Buffett, also addressing one of the more pressing topics at Berkshire, said he and his board of directors “believe we now have the right person to succeed me as CEO,” likely for a decade or more, and who in some respects “will do a better job than I am doing.”
While Buffett did not name that person, Berkshire Vice Chairman Charlie Munger, 91, said Greg Abel and Ajit Jain, two top Buffett lieutenants, would be prime candidates.
Abel, 52, runs Berkshire Hathaway Energy. Jain, 63, has been Buffett’s top insurance executive for three decades.
A successor could also be female: Buffett said “gender should never decide who becomes CEO.”
And Todd Combs and Ted Weschler, who run some Berkshire investments, “can be of particular help to the CEO in evaluating acquisitions,” he added.
“You’ve got such good candidates,” said Thomas Russo, a principal at Gardner, Russo & Gardner, which invests 12 percent of its $10 billion of assets in Berkshire. “I think they’ll adopt a different capital structure approach, which will include a healthy, healthy large dividend.”
Buffett is preparing in May to celebrate 50 years of running Berkshire, whose market value is now $363 billion.
On Saturday, Berkshire also reported a 17 percent drop in fourth-quarter profit, to $4.16 billion, or $2,529 per Class A share, from $4.99 billion, or $3,035, a year ago, as investment gains and results from insurance underwriting declined.
Operating profit rose 5 percent to $3.96 billion, or $2,412 per share, from $3.78 billion, or $2,297.
For all of 2014, profit rose 2 percent to $19.87 billion, while operating profit increased 9 percent to $16.55 billion. Revenue rose 7 percent $194.67 billion.
Book value per share, which Buffett considers a good measure of Berkshire’s worth, rose 8.3 percent to $146,186 but lagged gains in the Standard & Poor’s 500 for the fifth time in six years.
Despite the big numbers, Berkshire had some problems.
Buffett lamented the performance of the BNSF railroad, saying it “disappointed many of its customers” with congestion on its rail lines caused by bad weather, amid rising oil shipments and a bumper grain harvest.
He also said he was “embarrassed” by taking too long to exit a $2.3 billion investment in Tesco Plc, a British retailer that became mired in an accounting scandal.
Berkshire lost $444 million on Tesco, but Buffett said that’s just 0.2 percent of its net worth.
Berkshire owns more than 80 companies, such as Geico insurance and Dairy Queen ice cream, and $117.5 billion of equity investments in such companies as Wells Fargo & Co, Coca-Cola Co, American Express Co and IBM Corp.

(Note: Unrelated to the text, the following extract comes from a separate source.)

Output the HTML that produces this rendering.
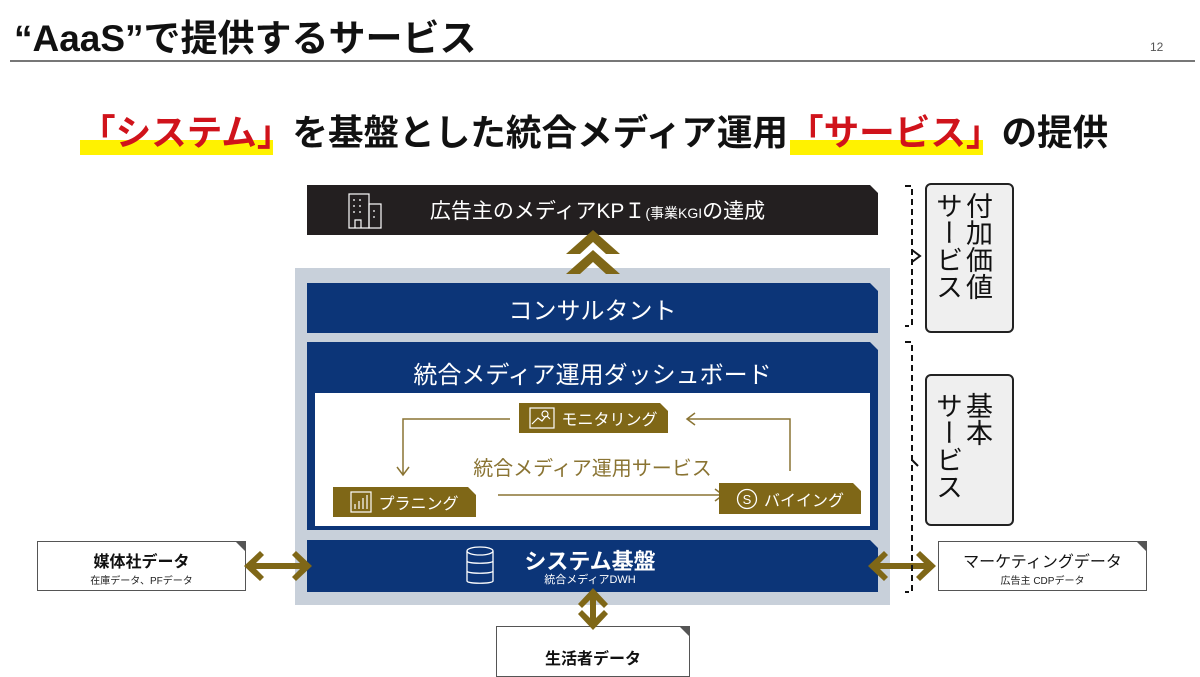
<!DOCTYPE html>
<html><head><meta charset="utf-8"><style>
body{margin:0;width:1200px;height:677px;background:#fff;position:relative;overflow:hidden;font-family:"Liberation Sans","Noto Sans CJK JP",sans-serif;}
.a{position:absolute;}
.c{display:flex;align-items:center;justify-content:center;}
.cut{clip-path:polygon(0 0,calc(100% - 8px) 0,100% 8px,100% 100%,0 100%);}
.gold{background:#7f6717;color:#fff;font-size:16px;}
.wbox{background:#555;}
.wbox>div{position:absolute;left:1px;top:1px;right:1px;bottom:1px;background:#fff;clip-path:polygon(0 0,calc(100% - 9px) 0,100% 9px,100% 100%,0 100%);}
</style></head><body>
<div class="a" style="left:14px;top:8px;font-size:37px;font-weight:bold;color:#111;">“AaaS”で提供するサービス</div>
<div class="a" style="left:1150px;top:40px;font-size:12px;color:#555;">12</div>
<div class="a" style="left:10px;top:60px;width:1185px;height:2px;background:#777;"></div>

<div class="a" style="left:80px;top:140px;width:193px;height:15px;background:#fff200;"></div>
<div class="a" style="left:790px;top:140px;width:193px;height:15px;background:#fff200;"></div>
<div class="a" style="left:80px;top:105px;font-size:35.6px;font-weight:bold;color:#111;white-space:nowrap;"><span style="color:#d0131b">「システム」</span>を基盤とした統合メディア運用<span style="color:#d0131b">「サービス」</span>の提供</div>

<div class="a" style="left:295px;top:268px;width:595px;height:337px;background:#c8d0da;"></div>

<div class="a c cut" style="left:307px;top:185px;width:571px;height:50px;background:#231f20;color:#fff;font-size:21px;">
<svg class="a" style="left:40px;top:7px" width="38" height="38" viewBox="0 0 38 38" fill="none" stroke="#fff" stroke-width="1.2"><rect x="2" y="2" width="20" height="34"/><rect x="22" y="12" width="12" height="24"/><path d="M6 8h2M12 8h2M6 14h2M12 14h2M6 20h2M12 20h2M8 36v-8h6v8M27 18v2M27 24v2"/></svg>
<span style="margin-left:10px">広告主のメディアKPＩ<span style="font-size:14px">(事業KGI</span>の達成</span></div>

<svg class="a" style="left:560px;top:228px" width="66" height="48" viewBox="0 0 66 48"><path d="M33 2L60 26H46L33 14L20 26H6Z" fill="#7f6717"/><path d="M33 22L60 46H46L33 34L20 46H6Z" fill="#7f6717"/></svg>

<div class="a c cut" style="left:307px;top:283px;width:571px;height:50px;background:#0c3578;color:#fff;font-size:24px;">コンサルタント</div>

<div class="a cut" style="left:307px;top:342px;width:571px;height:188px;background:#0c3578;"></div>
<div class="a" style="left:307px;top:355px;width:571px;text-align:center;color:#fff;font-size:24px;">統合メディア運用ダッシュボード</div>
<div class="a" style="left:315px;top:393px;width:555px;height:133px;background:#fff;"></div>

<svg class="a" style="left:315px;top:393px" width="555" height="133" viewBox="0 0 555 133" fill="none" stroke="#8a7433" stroke-width="1.5">
<path d="M195 26H88V82M82 74L88 82L94 74"/>
<path d="M475 78V26H372M380 20L372 26L380 32"/>
<path d="M183 102H408M400 96L408 102L400 108"/>
</svg>

<div class="a c gold cut" style="left:519px;top:403px;width:149px;height:30px;"><svg width="26" height="22" viewBox="0 0 26 22" fill="none" stroke="#fff" stroke-width="1.2" style="margin-right:6px"><rect x="1" y="1" width="24" height="20"/><path d="M3 17l6-6 4 3 4-5"/><circle cx="16" cy="7" r="3"/><path d="M18 9l3 3"/></svg>モニタリング</div>
<div class="a c gold cut" style="left:333px;top:487px;width:143px;height:30px;"><svg width="22" height="22" viewBox="0 0 22 22" fill="none" stroke="#fff" stroke-width="1.2" style="margin-right:6px"><rect x="1" y="1" width="20" height="20"/><path d="M5 18v-5M9 18v-8M13 18v-11M17 18v-14"/></svg>プラニング</div>
<div class="a c gold cut" style="left:719px;top:483px;width:142px;height:31px;"><svg width="22" height="22" viewBox="0 0 22 22" style="margin-right:6px"><circle cx="11" cy="11" r="9.5" fill="none" stroke="#fff" stroke-width="1.3"/><text x="11" y="16" text-anchor="middle" fill="#fff" font-size="13" font-family="Liberation Sans">S</text></svg>バイイング</div>
<div class="a" style="left:315px;top:452px;width:555px;text-align:center;color:#8a7433;font-size:20px;">統合メディア運用サービス</div>

<div class="a cut" style="left:307px;top:540px;width:571px;height:52px;background:#0c3578;"></div>
<svg class="a" style="left:465px;top:545px" width="30" height="42" viewBox="0 0 30 42" fill="none" stroke="#fff" stroke-width="1.3"><ellipse cx="15" cy="6" rx="13" ry="4"/><path d="M2 6v30c0 3 26 3 26 0V6M2 16c0 3 26 3 26 0M2 26c0 3 26 3 26 0"/></svg>
<div class="a" style="left:500px;top:544px;width:180px;text-align:center;color:#fff;font-size:22px;font-weight:bold;">システム基盤</div>
<div class="a" style="left:500px;top:571px;width:180px;text-align:center;color:#fff;font-size:11px;">統合メディアDWH</div>

<div class="a wbox" style="left:37px;top:541px;width:209px;height:50px;"><div></div></div>
<div class="a" style="left:37px;top:548px;width:209px;text-align:center;font-size:16px;font-weight:bold;color:#111;">媒体社データ</div>
<div class="a" style="left:37px;top:572px;width:209px;text-align:center;font-size:10px;color:#222;">在庫データ、PFデータ</div>

<div class="a wbox" style="left:938px;top:541px;width:209px;height:50px;"><div></div></div>
<div class="a" style="left:938px;top:548px;width:209px;text-align:center;font-size:16px;color:#111;">マーケティングデータ</div>
<div class="a" style="left:938px;top:572px;width:209px;text-align:center;font-size:10px;color:#222;">広告主 CDPデータ</div>

<div class="a wbox" style="left:496px;top:626px;width:194px;height:51px;"><div></div></div>
<div class="a" style="left:496px;top:645px;width:194px;text-align:center;font-size:16px;font-weight:bold;color:#111;">生活者データ</div>

<svg class="a" style="left:0;top:0" width="1200" height="677" viewBox="0 0 1200 677">
<g fill="#7f6717">
<path d="M244 566L260 551L264 555L256 563H300L292 555L296 551L312 566L296 581L292 577L300 569H256L264 577L260 581Z"/>
<path d="M868 566L884 551L888 555L880 563H924L916 555L920 551L936 566L920 581L916 577L924 569H880L888 577L884 581Z"/>
<path d="M593 588L608 604L604 608L596 600V618L604 610L608 614L593 630L578 614L582 610L590 618V600L582 608L578 604Z"/>
</g>
<g fill="none" stroke="#111" stroke-width="2" stroke-dasharray="6,4">
<path d="M905 186H912V326H905"/>
<path d="M905 342H912V592H905"/>
</g>
<path d="M912 250L920 256L912 262" fill="none" stroke="#111" stroke-width="2"/>
<path d="M912 460L918 466" fill="none" stroke="#111" stroke-width="2"/>
</svg>

<div class="a" style="left:925px;top:183px;width:85px;height:146px;border:2px solid #222;border-radius:6px;background:#efefef;"></div>
<div class="a" style="left:932px;top:192px;font-size:27px;line-height:30px;writing-mode:vertical-rl;color:#111;height:135px;">付加価値<br>サービス</div>
<div class="a" style="left:925px;top:374px;width:85px;height:148px;border:2px solid #222;border-radius:6px;background:#efefef;"></div>
<div class="a" style="left:932px;top:392px;font-size:27px;line-height:30px;writing-mode:vertical-rl;color:#111;height:125px;">基本<br>サービス</div>
</body></html>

Buffett remains on the prowl for acquisitions, and with $63.27 billion of cash could make big purchases, which he calls “elephants,” while preserving a $20 billion cash cushion.
Despite spending $7.8 billion on 31 acquisitions in 2014, Berkshire has not bought an elephant since paying $12.25 billion to buy half of ketchup maker H.J. Heinz Co in 2013.
And while Buffett has said he may shop more in Germany, after on Feb. 20 agreeing to buy a German motorcycle accessories retailer, Berkshire’s main focus will remain at home.
“Though we will always invest abroad as well, the mother lode of opportunities runs through America,” he wrote.
Buffett’s letter retained the folksy tone that have helped make him popular among investors.
Talking about his See’s Candies business, which requires little capital investment, Buffett compared the company’s profits to “rabbits breeding.”
And Buffett said that at Berkshire’s annual meeting last year, part of a weekend he calls “Woodstock for Capitalists,” shareholders bought 10,000 bottles of Heinz ketchup with Buffett or Munger on the labels. (Buffett’s cost $2, Munger’s $1.50.)
This year, Buffett said Heinz will also be selling mustard as well as ketchup. “Buy both!” he exhorted.